One of the more interesting features of the Repositories workshop was a paper by Malcolm Hyman and Jürgen Renn, "From Research Challenges of the Humanities to the Epistemic Web". Perhaps as a reminder of the cultural norms of the past, Jürgen chose to pass the paper out in actual paper form, and then to read all 14 single-spaced pages out loud from beginning to end. Round about page five, a passage caught my attention:
If the Web only knew what it is talking about, it would understand itself much better -- but who is going to teach it? Evidently, the potential of the Web as a universal representation of human knowledge and communication would be greatly enhanced if its sites could "speak" to each other in the sense of recognizing if two figures refer to the same date whatever the format or if two texts refer, say, to soccer whether the word occurs or not. The Web's semiotic connectivity would thus be transformed into a semantic connectivity. One of the strategies of adding meaning to data is using metadata establishing the data's significance, for instance by referring to ontologies offering common frames of semantic reference. Historically, attempts of creating such a second world of meaning with a claim to universal validity are familiar from the Catholic Church and the Soviet Union. They typically involve a great deal of central planning and are characterized by the rule of technocrats as well as the incapacity to cope with developmental dynamics. Providing meaning to the Web with the help of metadata created by expert groups and committees ultimately amounts to an Orwellian vision of the Web in which adopting Newspeak is obligatory for being part of the accepted community. Natural language works differently in that meaning emerges rather than being predefined -- as dangerous as that may be for any classificatory order. It would thus be better to learn from natural language: One of the reasons for the power of natural language in representing and furthering human thinking is its inbuilt reflexivity: natural language is its own metalanguage. The separation of language and metalanguage makes it to a certain degree possible to fix the semantics clarifying communication and avoiding paradoxes but severely limits the potential of creating new meaning.

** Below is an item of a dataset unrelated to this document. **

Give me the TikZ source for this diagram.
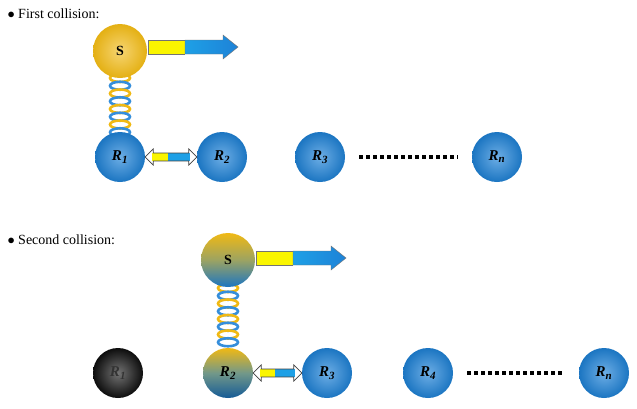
\documentclass[tikz,border=0pt]{standalone}
\usepackage{fontspec}
\setmainfont{Liberation Serif}
\usetikzlibrary{calc}
\definecolor{bblue}{RGB}{30,130,215}
\definecolor{byel}{RGB}{240,185,20}
\definecolor{ayel}{RGB}{250,245,0}
\definecolor{ablue}{RGB}{30,160,230}
\newcommand{\sub}[1]{$_{\mbox{\fontsize{11}{11}\selectfont\bfseries #1}}$}
\tikzset{
 ball/.style={circle,inner sep=0pt,minimum size=50pt,inner color=bblue!65!white,outer color=bblue!90!black,font=\bfseries\itshape\fontsize{15}{15}\selectfont},
 yball/.style={ball,inner color=byel!60!white,outer color=byel!95!black,minimum size=54pt,font=\bfseries\fontsize{14}{14}\selectfont},
 mball/.style={ball,top color=byel,bottom color=bblue!70!black,middle color=bblue!60!byel},
 kball/.style={ball,inner color=black!55,outer color=black!95,text=black!80},
 lbl/.style={anchor=west,font=\fontsize{14}{14}\selectfont},
 dots/.style={line width=3.5pt,dash pattern=on 3.5pt off 3.5pt},
 coilY/.style={draw=byel,line width=2.6pt},
 coilB/.style={draw=bblue!90,line width=2.6pt},
}
\newcommand{\coil}[3]{% x, ytop, ybottom
 \foreach \k in {0,...,7}{
  \pgfmathsetmacro{\yy}{#2+\k*((#3)-(#2))/8+4}
  \ifodd\k \draw[coilB] (#1,\yy) ellipse[x radius=10,y radius=4];
  \else \draw[coilY] (#1,\yy) ellipse[x radius=10,y radius=4];\fi}}
\newcommand{\bigarrow}[2]{% x start, y
 \fill[ayel] (#1,#2-7) rectangle (#1+37,#2+7);
 \draw[black!55,left color=ablue,right color=bblue] (#1+37,#2-7) -- (#1+75,#2-7) -- (#1+75,#2-12) -- (#1+90,#2) -- (#1+75,#2+12) -- (#1+75,#2+7) -- (#1+37,#2+7) -- cycle;
 \draw[black!55] (#1+37,#2-7) -- (#1,#2-7) -- (#1,#2+7) -- (#1+37,#2+7);}
\newcommand{\dblarrow}[2]{% from node, to node
 \path (#1.east) coordinate (da) (#2.west) coordinate (db);
 \fill[ayel] ($(da)+(7,-4)$) rectangle ($(da)!0.45!(db)+(0,4)$);
 \fill[ablue] ($(da)!0.45!(db)+(0,-4)$) rectangle ($(db)+(-7,4)$);
 \draw[black!75,line width=0.7pt] (da) -- ++(8,-8) -- ++(0,4) -- ($(db)+(-8,-4)$) -- ++(0,-4) -- (db) -- ++(-8,8) -- ++(0,-4) -- ($(da)+(8,4)$) -- ++(0,4) -- cycle;}
\begin{document}
\begin{tikzpicture}[x=1pt,y=-1pt]
\useasboundingbox (0,0) rectangle (637,408);
\node[lbl] (t1) at (4,14) {$\bullet$ First collision:};
\coil{120}{74}{136}
\node[yball] (S1) at (120,51) {S};
\bigarrow{148}{47}
\node[ball] (R11) at (120,157) {R\sub{1}};
\node[ball] (R12) at (222,157) {R\sub{2}};
\node[ball] (R13) at (320,157) {R\sub{3}};
\node[ball] (R1n) at (497,157) {R\sub{\itshape n}};
\path (R13.east) ++(14,0) coordinate (d1) (R1n.west) ++(-14,0) coordinate (d2);
\draw[dots] (d1) -- (d2);
\dblarrow{R11}{R12}
\node[lbl] (t2) at (4,240) {$\bullet$ Second collision:};
\coil{228}{284}{346}
\node[yball,top color=byel,bottom color=bblue!90!black,middle color=byel!60!bblue] (S2) at (228,260) {S};
\bigarrow{256}{258}
\node[kball] (R21) at (118,373) {R\sub{1}};
\node[mball] (R22) at (228,373) {R\sub{2}};
\node[ball] (R23) at (327,373) {R\sub{3}};
\node[ball] (R24) at (428,373) {R\sub{4}};
\node[ball] (R2n) at (604,373) {R\sub{\itshape n}};
\path (R24.east) ++(14,0) coordinate (e1) (R2n.west) ++(-14,0) coordinate (e2);
\draw[dots] (e1) -- (e2);
\dblarrow{R22}{R23}
\end{tikzpicture}
\end{document}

But wait, you're thinking, ontologies are so 2001 -- the real solution is folksonomies! Well, Malcolm and Jürgen are right there with you:
Web 2.0 is the protestant vision of the Semantic Web: where central authorities have failed in mediating between the real world of data and the transcendental world of meaning, smaller, self-organized groups feel that they are called upon to open direct access to this trancendental world in terms of their own interpretations of the Great Hypertext. The traditional separation between providers/priests and clients/laymen is thus modified in favor of a new social network in which meaning is actually created bottom up. The unrealistic idea of taxonomies inaugurated by top-down meausres is being replaced by the more feasible enterprise of "folksonomies" spread by special interest groups. As their scope remains, however, rather limited and the separation between data and metadata essentially unchallenged, the chances for developing such a social network into a knowledge network fulling [sic] coping with the real world of data are slim.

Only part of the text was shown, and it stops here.